Mahan and four former mayors — Sam Licardo, Chuck Reed, Ron Gonzales and Tom McEnery — signed the letter asking that San Jose be eligible for any future team looking for a home.

“You know, it wouldn’t be the A’s but it would be an expansion team,” said Michael Ulmer, a baseball fan living in San Jose. “And yes, we need that because we’ve already lost the Raiders. They went to Vegas. Now, we’re losing the A’s.”

Ulmer remembers when, 12 years ago, the A’s tried to move to an area west of downtown, adjacent to the Diridon transit station and the SAP Center — HP Pavillion at the time.  

“I remember, they wanted to put it right there and that would have been a beautiful ballpark because you had the Caltrain, you got the bus station, you got everything coming right here!”

That deal was quashed by the Giants, who exerted their territorial rights. The irony is that the only reason the Giants have those rights is because A’s owner Walter Haas agreed to it in 1990 — for free — as a way to keep the Giants in the Bay Area and not relocate to Florida. At the time, Santa Clara County — including San Jose — was considered neutral territory for the two teams.

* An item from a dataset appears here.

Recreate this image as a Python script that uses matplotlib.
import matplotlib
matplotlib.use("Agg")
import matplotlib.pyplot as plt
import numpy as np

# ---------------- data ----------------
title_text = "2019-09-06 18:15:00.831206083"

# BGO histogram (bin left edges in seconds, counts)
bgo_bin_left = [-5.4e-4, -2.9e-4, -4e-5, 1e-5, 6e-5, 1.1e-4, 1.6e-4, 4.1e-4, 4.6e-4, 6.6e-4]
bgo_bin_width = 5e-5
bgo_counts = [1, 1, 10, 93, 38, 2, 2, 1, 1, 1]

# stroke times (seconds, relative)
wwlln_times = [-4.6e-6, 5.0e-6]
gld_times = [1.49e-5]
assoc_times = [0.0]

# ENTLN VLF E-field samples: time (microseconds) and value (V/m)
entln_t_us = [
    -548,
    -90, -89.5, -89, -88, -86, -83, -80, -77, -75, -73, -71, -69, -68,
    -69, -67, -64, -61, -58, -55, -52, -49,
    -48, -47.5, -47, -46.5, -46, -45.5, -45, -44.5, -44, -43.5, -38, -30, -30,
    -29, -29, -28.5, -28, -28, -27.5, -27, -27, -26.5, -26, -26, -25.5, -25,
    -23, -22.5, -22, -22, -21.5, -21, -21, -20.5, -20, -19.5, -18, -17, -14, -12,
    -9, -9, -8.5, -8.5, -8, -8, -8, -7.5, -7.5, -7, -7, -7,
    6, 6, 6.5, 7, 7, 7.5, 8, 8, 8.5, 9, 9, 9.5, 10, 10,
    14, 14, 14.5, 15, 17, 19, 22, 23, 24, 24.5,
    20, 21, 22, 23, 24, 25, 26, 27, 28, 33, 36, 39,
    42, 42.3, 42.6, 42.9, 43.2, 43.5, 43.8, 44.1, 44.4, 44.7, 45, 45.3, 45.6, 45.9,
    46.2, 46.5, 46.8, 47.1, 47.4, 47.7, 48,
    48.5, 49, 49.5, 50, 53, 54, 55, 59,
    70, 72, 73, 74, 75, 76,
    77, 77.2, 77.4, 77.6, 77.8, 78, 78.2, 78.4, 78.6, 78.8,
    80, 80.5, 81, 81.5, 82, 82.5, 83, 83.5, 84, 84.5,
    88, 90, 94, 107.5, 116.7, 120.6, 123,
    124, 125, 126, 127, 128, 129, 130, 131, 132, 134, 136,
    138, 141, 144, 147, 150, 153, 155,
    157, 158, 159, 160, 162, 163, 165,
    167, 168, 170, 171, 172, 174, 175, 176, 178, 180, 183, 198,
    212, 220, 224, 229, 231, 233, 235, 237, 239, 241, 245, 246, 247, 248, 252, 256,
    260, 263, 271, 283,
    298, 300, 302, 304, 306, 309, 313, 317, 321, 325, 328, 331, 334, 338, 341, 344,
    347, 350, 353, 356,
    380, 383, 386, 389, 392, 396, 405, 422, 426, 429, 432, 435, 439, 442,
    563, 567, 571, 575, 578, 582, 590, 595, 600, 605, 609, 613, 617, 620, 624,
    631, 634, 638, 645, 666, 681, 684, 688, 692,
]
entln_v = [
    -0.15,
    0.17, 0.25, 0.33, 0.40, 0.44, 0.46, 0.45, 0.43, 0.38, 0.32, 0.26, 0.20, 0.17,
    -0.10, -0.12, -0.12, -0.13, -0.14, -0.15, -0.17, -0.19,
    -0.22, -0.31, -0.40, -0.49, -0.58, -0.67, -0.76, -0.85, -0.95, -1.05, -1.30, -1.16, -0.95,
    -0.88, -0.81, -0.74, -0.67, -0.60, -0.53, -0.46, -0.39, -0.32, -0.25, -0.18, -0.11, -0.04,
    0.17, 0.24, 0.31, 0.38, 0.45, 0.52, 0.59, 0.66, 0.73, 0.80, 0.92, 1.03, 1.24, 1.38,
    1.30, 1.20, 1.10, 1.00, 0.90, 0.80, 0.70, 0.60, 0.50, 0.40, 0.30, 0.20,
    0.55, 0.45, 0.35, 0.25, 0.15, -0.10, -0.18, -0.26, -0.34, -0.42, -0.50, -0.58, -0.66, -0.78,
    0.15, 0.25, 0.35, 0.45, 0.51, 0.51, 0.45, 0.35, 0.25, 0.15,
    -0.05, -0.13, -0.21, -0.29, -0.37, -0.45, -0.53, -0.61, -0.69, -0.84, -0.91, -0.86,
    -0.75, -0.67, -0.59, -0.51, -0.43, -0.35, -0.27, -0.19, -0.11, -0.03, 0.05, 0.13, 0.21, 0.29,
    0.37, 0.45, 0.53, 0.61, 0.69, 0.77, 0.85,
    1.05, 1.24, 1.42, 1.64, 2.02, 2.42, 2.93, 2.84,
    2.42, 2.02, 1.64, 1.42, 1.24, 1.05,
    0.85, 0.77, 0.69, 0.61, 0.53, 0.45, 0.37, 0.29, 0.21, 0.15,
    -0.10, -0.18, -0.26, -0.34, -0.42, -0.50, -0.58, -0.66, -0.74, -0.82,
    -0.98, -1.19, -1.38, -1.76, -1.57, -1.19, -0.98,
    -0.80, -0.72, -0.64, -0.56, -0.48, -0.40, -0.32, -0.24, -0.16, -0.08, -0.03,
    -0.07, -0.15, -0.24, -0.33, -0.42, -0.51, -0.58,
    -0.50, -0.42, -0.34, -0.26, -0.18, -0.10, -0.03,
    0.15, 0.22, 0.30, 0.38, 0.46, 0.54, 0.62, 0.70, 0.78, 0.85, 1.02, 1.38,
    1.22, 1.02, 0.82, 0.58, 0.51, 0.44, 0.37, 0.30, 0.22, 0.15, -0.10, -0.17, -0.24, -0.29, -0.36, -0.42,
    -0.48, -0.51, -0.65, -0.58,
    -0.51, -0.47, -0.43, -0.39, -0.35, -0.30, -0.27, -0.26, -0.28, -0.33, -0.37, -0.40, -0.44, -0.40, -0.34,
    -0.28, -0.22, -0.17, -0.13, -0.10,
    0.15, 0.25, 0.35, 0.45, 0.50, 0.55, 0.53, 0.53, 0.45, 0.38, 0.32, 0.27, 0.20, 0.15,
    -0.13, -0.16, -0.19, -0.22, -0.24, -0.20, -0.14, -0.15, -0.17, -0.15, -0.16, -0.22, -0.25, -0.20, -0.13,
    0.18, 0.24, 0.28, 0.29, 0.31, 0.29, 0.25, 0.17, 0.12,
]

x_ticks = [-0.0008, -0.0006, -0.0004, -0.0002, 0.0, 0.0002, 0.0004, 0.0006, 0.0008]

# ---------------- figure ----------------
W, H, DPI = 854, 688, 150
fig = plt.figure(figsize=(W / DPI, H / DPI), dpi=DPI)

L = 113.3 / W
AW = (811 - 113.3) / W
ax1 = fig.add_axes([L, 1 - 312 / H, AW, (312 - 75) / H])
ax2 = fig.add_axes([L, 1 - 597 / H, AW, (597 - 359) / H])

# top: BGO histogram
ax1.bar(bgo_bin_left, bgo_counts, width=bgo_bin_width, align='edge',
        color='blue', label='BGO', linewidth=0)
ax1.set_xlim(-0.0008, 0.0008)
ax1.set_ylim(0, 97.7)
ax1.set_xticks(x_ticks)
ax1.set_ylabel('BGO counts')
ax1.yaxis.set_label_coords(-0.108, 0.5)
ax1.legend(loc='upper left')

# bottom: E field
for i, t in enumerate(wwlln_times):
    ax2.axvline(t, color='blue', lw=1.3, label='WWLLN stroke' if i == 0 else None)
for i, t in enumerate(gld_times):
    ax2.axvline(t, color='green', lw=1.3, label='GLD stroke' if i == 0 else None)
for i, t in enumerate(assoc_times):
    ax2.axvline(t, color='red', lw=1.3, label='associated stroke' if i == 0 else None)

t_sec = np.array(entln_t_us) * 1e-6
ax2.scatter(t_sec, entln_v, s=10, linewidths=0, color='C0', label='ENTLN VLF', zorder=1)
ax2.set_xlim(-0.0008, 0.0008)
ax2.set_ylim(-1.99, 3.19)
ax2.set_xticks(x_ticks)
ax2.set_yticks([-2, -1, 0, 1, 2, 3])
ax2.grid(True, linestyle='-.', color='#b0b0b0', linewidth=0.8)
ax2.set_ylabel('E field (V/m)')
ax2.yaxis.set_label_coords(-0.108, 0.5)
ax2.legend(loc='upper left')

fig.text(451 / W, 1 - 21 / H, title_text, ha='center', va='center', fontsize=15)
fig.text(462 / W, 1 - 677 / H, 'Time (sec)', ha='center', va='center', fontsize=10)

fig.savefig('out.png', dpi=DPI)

“The A’s ownership at the time was incredibly magnanimous,” Mahan said. “Then the whole idea was that the Giants were looking to build a stadium in the South Bay — which never happened — but they held on to the territorial restriction.”

“And Major League Baseball needs to stop that, OK?” Ulmer said.  “They need to stop it because it’s a monopoly. It’s like playing a game of Monopoly. OK, I own Boardwalk.  You can’t own it but yet, still, you ain’t gonna be able to put nothing here unless I say so!”

As the tenth-largest city in America boasting the economic strength of Silicon Valley, San Jose is eager to get out of the minor leagues. And the mayor thinks that shouldn’t be dictated by their “smaller neighbor to the north.”

“It’s past time to remove the restriction and that, at least, creates the opportunity for a future expansion team or a team that’s relocating to take a look at San Jose,” Mahan said. 

In other two-team markets — Los Angeles, Chicago, New York — both teams share their region. That’s what San Jose is asking for.  As for Michael Ulmer?  He just wants to see baseball there. He’s getting tired of Monopoly.